On a quiet afternoon we see a small beetle making its way across the outside of a window glass. Its tough armor shines in the sun as its small legs move gingerly across the smooth surface. Every detail of its body is visible: the ridges on its carapace, the fine hairs on its legs and the complex structure of its antennae. The little beetle, unaware of its spectator, quietly continues on its way, following a path that only it seems to know. He moves from the bottom left corner of the window to the top edge, unhindered by gravity, his world turned upside down.

We could speculate about what this little beetle is thinking, what its motivations are, why it has chosen to take this exact route. Maybe he's looking for food or a mate, or maybe he's just driven by an unknown urge to explore. He may wonder why the landscape is so flat and hard, unlike the soft earth and undergrowth he is used to. Or perhaps his thinking is not at all comparable to that of us, his human spectators. Perhaps he experiences the world in a way we can hardly imagine.

But what if this seemingly simple scene is more than it seems? What if the beetle and its journey are a message, not to us, the spectators, but from us? A message from the operators of a computerized simulation, addressed to the characters within that simulation – to us, the people. In this vision of the world, we are not the spectators, but the participants, the characters within a complex simulation that shapes our reality.
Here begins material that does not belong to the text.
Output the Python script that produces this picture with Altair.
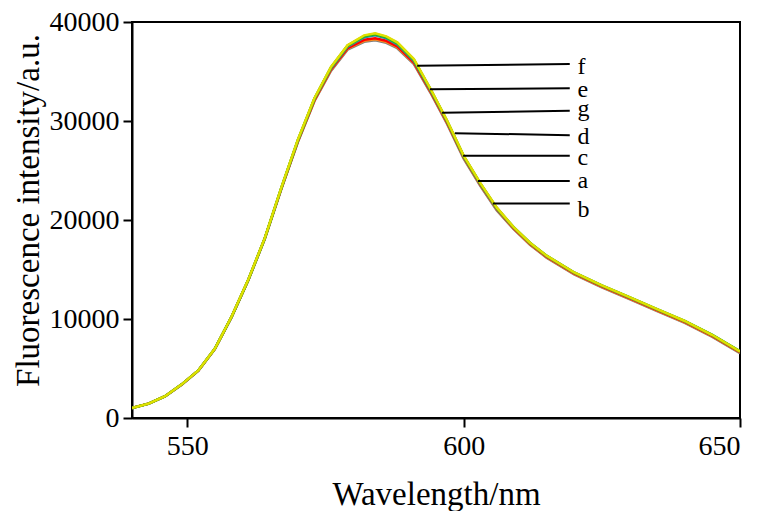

This is an idea that is beyond our understanding because we are so programmed that we cannot comprehend it. We are programmed to see the world as we experience it, not as it could possibly be. Yet the little beetle continues to walk across the window, following its path in accordance with the rules of its existence. And perhaps, like that little bug, we too follow our own paths, driven by invisible forces and rules that we are only beginning to understand.